(Request):
Print, word for word, the opening line of the data below and every line after it through the line that contains "const yTitle = 'Valley", but not the pictures.

(Dataset section):
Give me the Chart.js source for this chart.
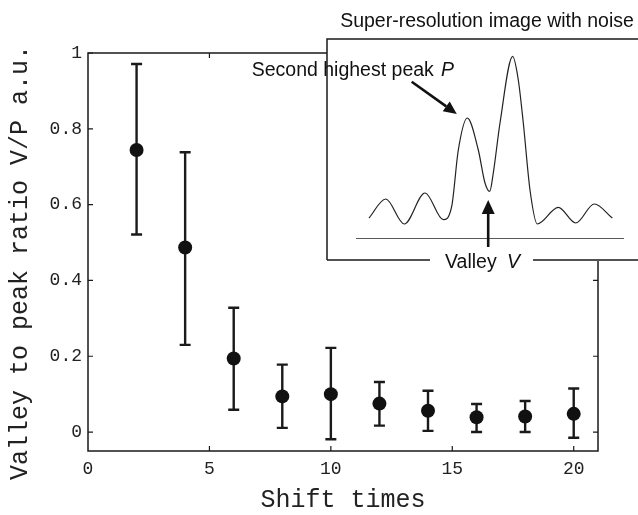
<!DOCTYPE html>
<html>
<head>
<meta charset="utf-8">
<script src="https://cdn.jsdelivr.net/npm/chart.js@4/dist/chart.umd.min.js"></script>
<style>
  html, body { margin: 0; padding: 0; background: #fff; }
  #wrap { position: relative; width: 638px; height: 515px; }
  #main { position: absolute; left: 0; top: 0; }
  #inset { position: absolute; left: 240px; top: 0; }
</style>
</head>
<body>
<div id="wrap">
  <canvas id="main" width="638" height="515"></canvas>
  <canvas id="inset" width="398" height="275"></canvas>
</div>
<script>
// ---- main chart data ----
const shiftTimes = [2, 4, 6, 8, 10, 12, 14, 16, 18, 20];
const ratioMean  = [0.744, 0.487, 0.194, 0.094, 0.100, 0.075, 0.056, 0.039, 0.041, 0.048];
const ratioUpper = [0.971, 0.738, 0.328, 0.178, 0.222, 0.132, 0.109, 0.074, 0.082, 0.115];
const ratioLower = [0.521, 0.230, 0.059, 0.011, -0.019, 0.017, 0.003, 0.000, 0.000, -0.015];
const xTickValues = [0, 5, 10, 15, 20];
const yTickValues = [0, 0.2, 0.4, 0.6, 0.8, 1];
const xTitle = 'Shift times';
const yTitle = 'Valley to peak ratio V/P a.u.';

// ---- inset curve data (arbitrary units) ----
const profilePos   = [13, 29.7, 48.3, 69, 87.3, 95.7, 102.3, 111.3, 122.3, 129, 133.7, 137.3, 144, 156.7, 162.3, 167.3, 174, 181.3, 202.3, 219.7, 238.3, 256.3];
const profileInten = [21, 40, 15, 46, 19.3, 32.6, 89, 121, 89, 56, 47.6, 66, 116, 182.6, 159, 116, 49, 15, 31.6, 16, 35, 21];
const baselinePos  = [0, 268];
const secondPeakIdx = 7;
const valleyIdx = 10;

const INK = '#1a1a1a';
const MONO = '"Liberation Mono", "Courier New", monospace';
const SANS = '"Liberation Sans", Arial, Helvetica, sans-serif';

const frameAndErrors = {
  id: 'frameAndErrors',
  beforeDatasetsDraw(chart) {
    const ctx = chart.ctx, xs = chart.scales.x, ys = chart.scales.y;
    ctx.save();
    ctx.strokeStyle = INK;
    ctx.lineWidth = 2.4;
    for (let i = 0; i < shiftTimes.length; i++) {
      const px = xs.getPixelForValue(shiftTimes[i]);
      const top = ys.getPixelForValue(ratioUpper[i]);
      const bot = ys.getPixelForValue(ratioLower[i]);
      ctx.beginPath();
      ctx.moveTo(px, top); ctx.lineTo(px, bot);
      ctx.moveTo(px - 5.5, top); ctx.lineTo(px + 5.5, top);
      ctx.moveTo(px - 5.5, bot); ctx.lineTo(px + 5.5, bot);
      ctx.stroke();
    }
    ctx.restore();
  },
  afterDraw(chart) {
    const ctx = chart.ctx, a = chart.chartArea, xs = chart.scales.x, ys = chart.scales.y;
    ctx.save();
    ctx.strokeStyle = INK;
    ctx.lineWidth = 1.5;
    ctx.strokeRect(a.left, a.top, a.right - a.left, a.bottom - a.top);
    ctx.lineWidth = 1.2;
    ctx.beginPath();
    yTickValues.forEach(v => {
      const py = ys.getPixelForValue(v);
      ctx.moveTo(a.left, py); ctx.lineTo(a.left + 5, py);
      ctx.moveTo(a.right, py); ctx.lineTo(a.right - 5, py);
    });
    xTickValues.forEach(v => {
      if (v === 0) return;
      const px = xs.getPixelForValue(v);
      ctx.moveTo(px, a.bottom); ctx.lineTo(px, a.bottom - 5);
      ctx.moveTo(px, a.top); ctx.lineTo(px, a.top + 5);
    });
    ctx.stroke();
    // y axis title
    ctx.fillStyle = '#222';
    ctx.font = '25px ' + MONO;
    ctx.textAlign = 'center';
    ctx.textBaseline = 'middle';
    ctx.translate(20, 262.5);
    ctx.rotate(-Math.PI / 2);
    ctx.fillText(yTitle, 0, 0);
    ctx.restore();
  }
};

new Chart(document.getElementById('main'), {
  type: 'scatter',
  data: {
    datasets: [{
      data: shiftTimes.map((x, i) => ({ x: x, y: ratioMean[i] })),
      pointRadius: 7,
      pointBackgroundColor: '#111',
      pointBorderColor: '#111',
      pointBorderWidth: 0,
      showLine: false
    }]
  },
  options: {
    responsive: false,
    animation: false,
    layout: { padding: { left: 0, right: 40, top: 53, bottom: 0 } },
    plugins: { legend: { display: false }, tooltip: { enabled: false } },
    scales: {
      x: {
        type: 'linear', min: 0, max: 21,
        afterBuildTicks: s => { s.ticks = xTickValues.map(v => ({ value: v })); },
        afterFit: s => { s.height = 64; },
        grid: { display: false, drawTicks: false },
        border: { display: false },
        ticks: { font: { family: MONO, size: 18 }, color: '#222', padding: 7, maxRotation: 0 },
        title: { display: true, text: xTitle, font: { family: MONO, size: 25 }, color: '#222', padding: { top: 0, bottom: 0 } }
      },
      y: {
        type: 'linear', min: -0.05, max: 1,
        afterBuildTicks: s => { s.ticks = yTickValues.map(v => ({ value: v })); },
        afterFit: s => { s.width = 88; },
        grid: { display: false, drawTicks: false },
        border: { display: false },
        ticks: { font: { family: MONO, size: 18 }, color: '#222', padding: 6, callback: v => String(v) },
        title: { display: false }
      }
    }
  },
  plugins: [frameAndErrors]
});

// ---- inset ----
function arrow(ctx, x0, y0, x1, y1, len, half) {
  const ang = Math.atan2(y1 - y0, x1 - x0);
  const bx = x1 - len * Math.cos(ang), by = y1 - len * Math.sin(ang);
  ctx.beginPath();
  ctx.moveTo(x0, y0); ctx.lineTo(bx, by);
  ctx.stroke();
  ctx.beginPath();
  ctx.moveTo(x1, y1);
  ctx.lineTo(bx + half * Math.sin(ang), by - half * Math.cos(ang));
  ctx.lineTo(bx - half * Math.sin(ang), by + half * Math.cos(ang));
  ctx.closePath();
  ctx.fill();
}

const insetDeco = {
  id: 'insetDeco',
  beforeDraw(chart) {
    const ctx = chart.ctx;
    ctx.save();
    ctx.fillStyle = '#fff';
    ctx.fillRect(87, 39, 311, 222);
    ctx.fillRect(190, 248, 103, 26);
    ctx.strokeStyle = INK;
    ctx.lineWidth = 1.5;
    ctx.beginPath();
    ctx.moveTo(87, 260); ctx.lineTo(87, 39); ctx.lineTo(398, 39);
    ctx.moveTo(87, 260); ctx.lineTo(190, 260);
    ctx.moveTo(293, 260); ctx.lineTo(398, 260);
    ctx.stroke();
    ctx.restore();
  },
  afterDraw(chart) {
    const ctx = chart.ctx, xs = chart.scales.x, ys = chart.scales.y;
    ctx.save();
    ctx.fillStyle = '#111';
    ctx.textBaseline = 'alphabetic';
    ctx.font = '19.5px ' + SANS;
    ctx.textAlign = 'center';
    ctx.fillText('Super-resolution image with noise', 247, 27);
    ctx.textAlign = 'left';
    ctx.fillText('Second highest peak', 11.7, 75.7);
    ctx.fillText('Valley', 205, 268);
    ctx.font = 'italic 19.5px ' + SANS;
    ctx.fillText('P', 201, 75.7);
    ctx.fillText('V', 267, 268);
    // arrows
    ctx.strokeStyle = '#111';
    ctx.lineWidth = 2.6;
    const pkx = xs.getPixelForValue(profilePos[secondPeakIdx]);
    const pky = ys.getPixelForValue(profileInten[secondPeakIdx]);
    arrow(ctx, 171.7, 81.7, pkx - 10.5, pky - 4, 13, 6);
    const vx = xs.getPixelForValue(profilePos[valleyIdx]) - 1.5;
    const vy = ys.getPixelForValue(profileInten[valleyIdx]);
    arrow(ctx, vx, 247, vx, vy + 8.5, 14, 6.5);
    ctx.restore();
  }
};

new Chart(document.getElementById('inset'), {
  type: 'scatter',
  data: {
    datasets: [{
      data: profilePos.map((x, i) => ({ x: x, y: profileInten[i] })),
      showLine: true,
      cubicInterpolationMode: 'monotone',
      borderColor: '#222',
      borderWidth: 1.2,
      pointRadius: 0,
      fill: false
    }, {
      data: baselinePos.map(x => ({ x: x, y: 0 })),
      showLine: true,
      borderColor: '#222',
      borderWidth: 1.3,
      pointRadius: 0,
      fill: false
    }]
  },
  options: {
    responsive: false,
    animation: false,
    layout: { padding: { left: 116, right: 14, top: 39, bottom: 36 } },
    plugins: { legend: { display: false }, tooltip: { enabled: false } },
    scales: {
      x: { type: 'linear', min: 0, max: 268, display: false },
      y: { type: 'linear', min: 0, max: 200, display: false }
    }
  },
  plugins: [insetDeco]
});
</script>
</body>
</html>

(Written response):
Give me the Chart.js source for this chart.
<!DOCTYPE html>
<html>
<head>
<meta charset="utf-8">
<script src="https://cdn.jsdelivr.net/npm/chart.js@4/dist/chart.umd.min.js"></script>
<style>
  html, body { margin: 0; padding: 0; background: #fff; }
  #wrap { position: relative; width: 638px; height: 515px; }
  #main { position: absolute; left: 0; top: 0; }
  #inset { position: absolute; left: 240px; top: 0; }
</style>
</head>
<body>
<div id="wrap">
  <canvas id="main" width="638" height="515"></canvas>
  <canvas id="inset" width="398" height="275"></canvas>
</div>
<script>
// ---- main chart data ----
const shiftTimes = [2, 4, 6, 8, 10, 12, 14, 16, 18, 20];
const ratioMean  = [0.744, 0.487, 0.194, 0.094, 0.100, 0.075, 0.056, 0.039, 0.041, 0.048];
const ratioUpper = [0.971, 0.738, 0.328, 0.178, 0.222, 0.132, 0.109, 0.074, 0.082, 0.115];
const ratioLower = [0.521, 0.230, 0.059, 0.011, -0.019, 0.017, 0.003, 0.000, 0.000, -0.015];
const xTickValues = [0, 5, 10, 15, 20];
const yTickValues = [0, 0.2, 0.4, 0.6, 0.8, 1];
const xTitle = 'Shift times';
const yTitle = 'Valley to peak ratio V/P a.u.';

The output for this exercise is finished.